■ **Entries shown**
◇ ◇ ◇ ◇ ◇
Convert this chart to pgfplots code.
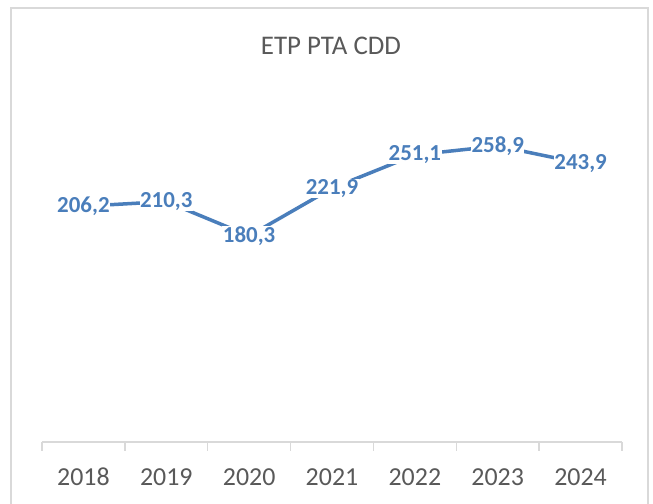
\documentclass[border=0pt]{standalone}
\usepackage{fontspec}
\setmainfont{Carlito}
\usepackage{pgfplots}
\pgfplotsset{compat=1.18}
\definecolor{lineblue}{RGB}{74,126,187}
\definecolor{txtgray}{RGB}{89,89,89}
\definecolor{bordergray}{RGB}{217,217,217}
\begin{document}
\begin{tikzpicture}[x=1bp,y=1bp]
\useasboundingbox (0,0) rectangle (653,504);
\fill[white] (0,0) rectangle (653,504);
\draw[bordergray, line width=1.5bp] (11,-5) -- (11,496) -- (648,496) -- (648,-5);
\node[txtgray, font=\fontsize{27}{30}\selectfont] at (331,458) {ETP PTA CDD};
\begin{axis}[
  at={(42bp,62bp)}, anchor=south west,
  scale only axis, width=580bp, height=343bp,
  xmin=-0.5, xmax=6.5, ymin=0, ymax=300,
  clip=false,
  axis x line=bottom, axis y line=none,
  x axis line style={-, draw=bordergray, line width=1.5bp},
  xtick={0,...,6}, xticklabels={2018,2019,2020,2021,2022,2023,2024},
  major tick length=0pt,
  minor xtick={-0.5,0.5,...,6.5}, minor tick length=9bp, tick align=outside,
  minor tick style={draw=bordergray, line width=1.5bp},
  xticklabel style={txtgray, font=\fontsize{26}{28}\selectfont, anchor=center, yshift=-35bp},
  ytick=\empty,
]
\addplot[lineblue, line width=3.5bp, line cap=round, line join=round, mark=none,
  nodes near coords, point meta=explicit symbolic,
  every node near coord/.append style={anchor=center, fill=white, inner sep=0.5bp,
    font=\bfseries\fontsize{23}{25}\selectfont, text=lineblue}]
  table[x=x, y=y, meta=label] {
x y label
0 206.2 206,2
1 210.3 210,3
2 180.3 180,3
3 221.9 221,9
4 251.1 251,1
5 258.9 258,9
6 243.9 243,9
};
\end{axis}
\end{tikzpicture}
\end{document}
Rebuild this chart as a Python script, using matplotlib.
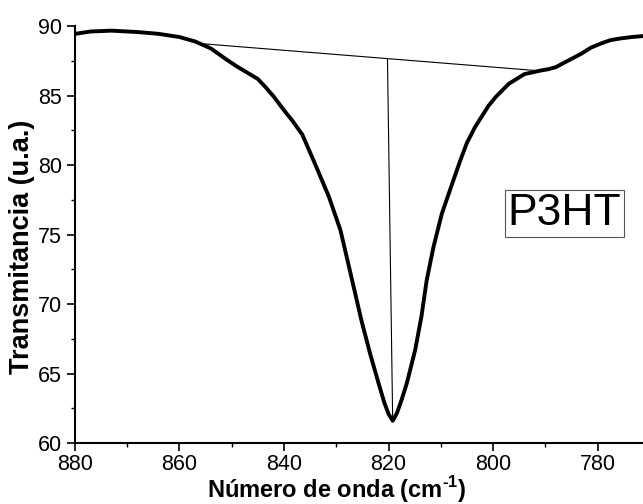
import matplotlib
matplotlib.use("Agg")
import matplotlib.pyplot as plt
from matplotlib.ticker import MultipleLocator

plt.rcParams["font.family"] = ["Liberation Sans", "DejaVu Sans"]
plt.rcParams["mathtext.fontset"] = "custom"
plt.rcParams["mathtext.rm"] = "Liberation Sans"
plt.rcParams["mathtext.bf"] = "Liberation Sans:bold"

# FTIR band of P3HT
wavenumber = [880, 877, 873, 868, 864, 860, 857, 854, 851, 849, 847, 845,
              843.5, 842, 840, 838.4, 836.5, 834.3, 831.4, 829.2,
              827.2, 825.2, 823.5, 821.9, 820.8, 820.0, 819.2, 818.4, 817.5,
              816.5, 814.9, 813.7, 812.7, 811.4, 809.8, 807.6, 806.3, 805.0,
              803.5, 802.0, 800.8, 799.5, 797.0, 794.0, 791.0, 789.5, 788.0,
              786.0, 783.2, 781.3, 779.4, 777.5, 775.6, 773.5, 771.0]
transmittance = [89.45, 89.62, 89.68, 89.58, 89.45, 89.22, 88.9, 88.4, 87.6,
                 87.1, 86.65, 86.2, 85.6, 84.95, 83.95, 83.2, 82.2, 80.3,
                 77.72, 75.32, 72.1, 68.85, 66.4, 64.3, 62.9, 62.1,
                 61.6, 62.14, 63.1, 64.3, 66.7, 69.1, 71.7, 74.1, 76.5, 78.9,
                 80.3, 81.6, 82.7, 83.6, 84.3, 84.9, 85.85, 86.55, 86.8,
                 86.9, 87.05, 87.45, 88.0, 88.45, 88.75, 89.0, 89.12, 89.22,
                 89.3]

# baseline drawn under the band and the drop to the minimum
baseline_x = [856.0, 791.5]
baseline_y = [88.75, 86.8]
drop_x = [820.2, 819.2]
drop_y = [87.65, 61.6]

sample_name = "P3HT"


def main():
    fig = plt.figure(figsize=(6.43, 5.04), dpi=100)
    ax = fig.add_axes([0.1166, 0.121, 0.8834, 0.827])

    ax.plot(wavenumber, transmittance, color="black", lw=2.8,
            solid_joinstyle="round", solid_capstyle="round")
    ax.plot(baseline_x, baseline_y, color="black", lw=0.8)
    ax.plot(drop_x, drop_y, color="black", lw=0.8)

    ax.set_xlim(880, 771.3)
    ax.set_ylim(60, 90)
    ax.xaxis.set_major_locator(MultipleLocator(20))
    ax.xaxis.set_minor_locator(MultipleLocator(10))
    ax.yaxis.set_major_locator(MultipleLocator(5))
    ax.yaxis.set_minor_locator(MultipleLocator(2.5))

    for side in ("top", "right"):
        ax.spines[side].set_visible(False)
    for side in ("left", "bottom"):
        ax.spines[side].set_linewidth(1.5)

    ax.tick_params(which="major", direction="out", length=5.5, width=1.2,
                   labelsize=15.5, pad=4)
    ax.tick_params(axis="x", which="major", pad=2.5)
    ax.tick_params(which="minor", direction="out", length=3, width=1.0)

    ax.text(786.4, 75.68, sample_name, fontsize=32, ha="center",
            va="baseline",
            bbox=dict(boxstyle="square,pad=0.06", fc="white", ec="#555555",
                      lw=0.8))

    fig.text(336.5 / 643, 1 - 498 / 504, "Número de onda (cm$^{\\mathbf{‐1}}$)",
             fontsize=17, fontweight="bold", ha="center", va="baseline")
    fig.text(22 / 643, 1 - 246.5 / 504, "Transmitancia (u.a.)", fontsize=19.5,
             fontweight="bold", ha="center", va="center", rotation=90)

    fig.savefig("out.png", dpi=100)
    plt.close(fig)


if __name__ == "__main__":
    main()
◇ ◇ ◇ ◇ ◇
■ **Your goal**
Print the complete listing exactly, apart from any pictures.

■ **Finished answer**
Convert this chart to pgfplots code.
\documentclass[border=0pt]{standalone}
\usepackage{fontspec}
\setmainfont{Carlito}
\usepackage{pgfplots}
\pgfplotsset{compat=1.18}
\definecolor{lineblue}{RGB}{74,126,187}
\definecolor{txtgray}{RGB}{89,89,89}
\definecolor{bordergray}{RGB}{217,217,217}
\begin{document}
\begin{tikzpicture}[x=1bp,y=1bp]
\useasboundingbox (0,0) rectangle (653,504);
\fill[white] (0,0) rectangle (653,504);
\draw[bordergray, line width=1.5bp] (11,-5) -- (11,496) -- (648,496) -- (648,-5);
\node[txtgray, font=\fontsize{27}{30}\selectfont] at (331,458) {ETP PTA CDD};
\begin{axis}[
  at={(42bp,62bp)}, anchor=south west,
  scale only axis, width=580bp, height=343bp,
  xmin=-0.5, xmax=6.5, ymin=0, ymax=300,
  clip=false,
  axis x line=bottom, axis y line=none,
  x axis line style={-, draw=bordergray, line width=1.5bp},
  xtick={0,...,6}, xticklabels={2018,2019,2020,2021,2022,2023,2024},
  major tick length=0pt,
  minor xtick={-0.5,0.5,...,6.5}, minor tick length=9bp, tick align=outside,
  minor tick style={draw=bordergray, line width=1.5bp},
  xticklabel style={txtgray, font=\fontsize{26}{28}\selectfont, anchor=center, yshift=-35bp},
  ytick=\empty,
]
\addplot[lineblue, line width=3.5bp, line cap=round, line join=round, mark=none,
  nodes near coords, point meta=explicit symbolic,
  every node near coord/.append style={anchor=center, fill=white, inner sep=0.5bp,
    font=\bfseries\fontsize{23}{25}\selectfont, text=lineblue}]
  table[x=x, y=y, meta=label] {
x y label
0 206.2 206,2
1 210.3 210,3
2 180.3 180,3
3 221.9 221,9
4 251.1 251,1
5 258.9 258,9
6 243.9 243,9
};
\end{axis}
\end{tikzpicture}
\end{document}
Rebuild this chart as a Python script, using matplotlib.
import matplotlib
matplotlib.use("Agg")
import matplotlib.pyplot as plt
from matplotlib.ticker import MultipleLocator

plt.rcParams["font.family"] = ["Liberation Sans", "DejaVu Sans"]
plt.rcParams["mathtext.fontset"] = "custom"
plt.rcParams["mathtext.rm"] = "Liberation Sans"
plt.rcParams["mathtext.bf"] = "Liberation Sans:bold"

# FTIR band of P3HT
wavenumber = [880, 877, 873, 868, 864, 860, 857, 854, 851, 849, 847, 845,
              843.5, 842, 840, 838.4, 836.5, 834.3, 831.4, 829.2,
              827.2, 825.2, 823.5, 821.9, 820.8, 820.0, 819.2, 818.4, 817.5,
              816.5, 814.9, 813.7, 812.7, 811.4, 809.8, 807.6, 806.3, 805.0,
              803.5, 802.0, 800.8, 799.5, 797.0, 794.0, 791.0, 789.5, 788.0,
              786.0, 783.2, 781.3, 779.4, 777.5, 775.6, 773.5, 771.0]
transmittance = [89.45, 89.62, 89.68, 89.58, 89.45, 89.22, 88.9, 88.4, 87.6,
                 87.1, 86.65, 86.2, 85.6, 84.95, 83.95, 83.2, 82.2, 80.3,
                 77.72, 75.32, 72.1, 68.85, 66.4, 64.3, 62.9, 62.1,
                 61.6, 62.14, 63.1, 64.3, 66.7, 69.1, 71.7, 74.1, 76.5, 78.9,
                 80.3, 81.6, 82.7, 83.6, 84.3, 84.9, 85.85, 86.55, 86.8,
                 86.9, 87.05, 87.45, 88.0, 88.45, 88.75, 89.0, 89.12, 89.22,
                 89.3]

# baseline drawn under the band and the drop to the minimum
baseline_x = [856.0, 791.5]
baseline_y = [88.75, 86.8]
drop_x = [820.2, 819.2]
drop_y = [87.65, 61.6]

sample_name = "P3HT"


def main():
    fig = plt.figure(figsize=(6.43, 5.04), dpi=100)
    ax = fig.add_axes([0.1166, 0.121, 0.8834, 0.827])

    ax.plot(wavenumber, transmittance, color="black", lw=2.8,
            solid_joinstyle="round", solid_capstyle="round")
    ax.plot(baseline_x, baseline_y, color="black", lw=0.8)
    ax.plot(drop_x, drop_y, color="black", lw=0.8)

    ax.set_xlim(880, 771.3)
    ax.set_ylim(60, 90)
    ax.xaxis.set_major_locator(MultipleLocator(20))
    ax.xaxis.set_minor_locator(MultipleLocator(10))
    ax.yaxis.set_major_locator(MultipleLocator(5))
    ax.yaxis.set_minor_locator(MultipleLocator(2.5))

    for side in ("top", "right"):
        ax.spines[side].set_visible(False)
    for side in ("left", "bottom"):
        ax.spines[side].set_linewidth(1.5)

    ax.tick_params(which="major", direction="out", length=5.5, width=1.2,
                   labelsize=15.5, pad=4)
    ax.tick_params(axis="x", which="major", pad=2.5)
    ax.tick_params(which="minor", direction="out", length=3, width=1.0)

    ax.text(786.4, 75.68, sample_name, fontsize=32, ha="center",
            va="baseline",
            bbox=dict(boxstyle="square,pad=0.06", fc="white", ec="#555555",
                      lw=0.8))

    fig.text(336.5 / 643, 1 - 498 / 504, "Número de onda (cm$^{\\mathbf{‐1}}$)",
             fontsize=17, fontweight="bold", ha="center", va="baseline")
    fig.text(22 / 643, 1 - 246.5 / 504, "Transmitancia (u.a.)", fontsize=19.5,
             fontweight="bold", ha="center", va="center", rotation=90)

    fig.savefig("out.png", dpi=100)
    plt.close(fig)


if __name__ == "__main__":
    main()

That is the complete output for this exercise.